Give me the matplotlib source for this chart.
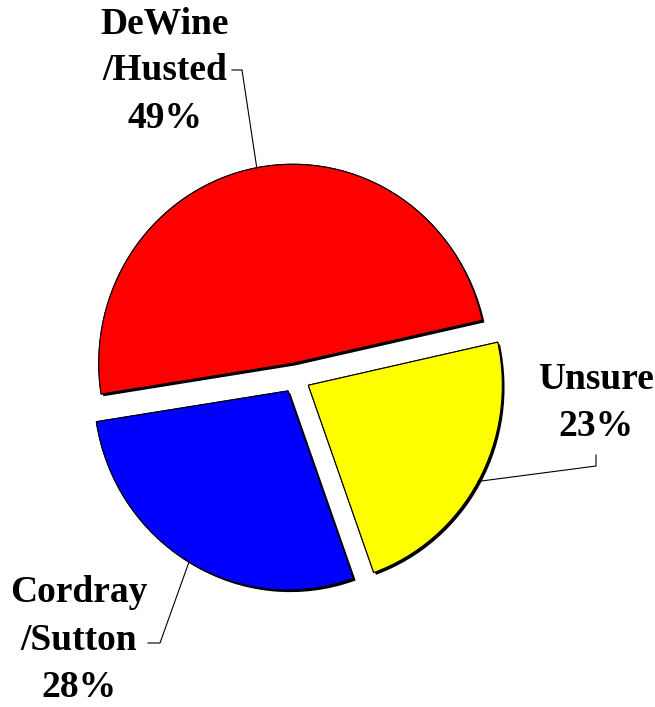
import numpy as np
import matplotlib
matplotlib.use("Agg")
import matplotlib.pyplot as plt
import matplotlib.patheffects as pe

# dati del sondaggio
labels = ["DeWine\n/Husted", "Cordray\n/Sutton", "Unsure"]
values = [49, 28, 23]
colors = ["#ff0000", "#0000ff", "#ffff00"]

W, H = 655, 707
K = 0.975   # la torta originale e' leggermente schiacciata in orizzontale

fig = plt.figure(figsize=(W / 100, H / 100), dpi=100)
ax = fig.add_axes([0, 0, 1, 1])

def px(x, y):
    # pixel immagine -> coordinate dati
    return x / K, H - y

center = px(295.5, 378)
radius = 199
explode = [15, 15, 15]

wedges, _ = ax.pie(values, colors=colors, startangle=12.5, counterclock=True,
                   center=center, radius=radius, explode=explode,
                   wedgeprops=dict(edgecolor="black", linewidth=0.8))
for w in wedges:
    w.set_path_effects([pe.withSimplePatchShadow(offset=(1.6, -1.6), shadow_rgbFace="black", alpha=1.0),
                        pe.Normal()])

# posizione dei testi e gomiti delle linee guida (layout, pixel)
text_pos = [(165, 71), (79, 640), (596, 403)]
elbows = [[(242, 70), (232, 70)], [(160, 643), (148, 643)], [(596, 466), (596, 455)]]

for w, lab, v, tp, el in zip(wedges, labels, values, text_pos, elbows):
    tm = np.deg2rad((w.theta1 + w.theta2) / 2)
    cx, cy = w.center
    p0 = (cx + w.r * np.cos(tm), cy + w.r * np.sin(tm))
    pts = [p0] + [px(*e) for e in el]
    ax.plot([p[0] for p in pts], [p[1] for p in pts], color="black", lw=0.8)
    tx, ty = px(*tp)
    ax.text(tx, ty, f"{lab}\n{v}%", ha="center", va="center",
            fontsize=27, fontweight="bold", family="Liberation Serif", linespacing=1.45)

ax.set_xlim(0, W / K)
ax.set_ylim(0, H)
ax.set_aspect("auto")
ax.axis("off")

fig.savefig("out.png", dpi=100)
==*==
Write out the listing above exactly as it stands, pictures excluded.

RESULT FOR THIS TASK:
Give me the matplotlib source for this chart.
import numpy as np
import matplotlib
matplotlib.use("Agg")
import matplotlib.pyplot as plt
import matplotlib.patheffects as pe

# dati del sondaggio
labels = ["DeWine\n/Husted", "Cordray\n/Sutton", "Unsure"]
values = [49, 28, 23]
colors = ["#ff0000", "#0000ff", "#ffff00"]

W, H = 655, 707
K = 0.975   # la torta originale e' leggermente schiacciata in orizzontale

fig = plt.figure(figsize=(W / 100, H / 100), dpi=100)
ax = fig.add_axes([0, 0, 1, 1])

def px(x, y):
    # pixel immagine -> coordinate dati
    return x / K, H - y

center = px(295.5, 378)
radius = 199
explode = [15, 15, 15]

wedges, _ = ax.pie(values, colors=colors, startangle=12.5, counterclock=True,
                   center=center, radius=radius, explode=explode,
                   wedgeprops=dict(edgecolor="black", linewidth=0.8))
for w in wedges:
    w.set_path_effects([pe.withSimplePatchShadow(offset=(1.6, -1.6), shadow_rgbFace="black", alpha=1.0),
                        pe.Normal()])

# posizione dei testi e gomiti delle linee guida (layout, pixel)
text_pos = [(165, 71), (79, 640), (596, 403)]
elbows = [[(242, 70), (232, 70)], [(160, 643), (148, 643)], [(596, 466), (596, 455)]]

for w, lab, v, tp, el in zip(wedges, labels, values, text_pos, elbows):
    tm = np.deg2rad((w.theta1 + w.theta2) / 2)
    cx, cy = w.center
    p0 = (cx + w.r * np.cos(tm), cy + w.r * np.sin(tm))
    pts = [p0] + [px(*e) for e in el]
    ax.plot([p[0] for p in pts], [p[1] for p in pts], color="black", lw=0.8)
    tx, ty = px(*tp)
    ax.text(tx, ty, f"{lab}\n{v}%", ha="center", va="center",
            fontsize=27, fontweight="bold", family="Liberation Serif", linespacing=1.45)

ax.set_xlim(0, W / K)
ax.set_ylim(0, H)
ax.set_aspect("auto")
ax.axis("off")

fig.savefig("out.png", dpi=100)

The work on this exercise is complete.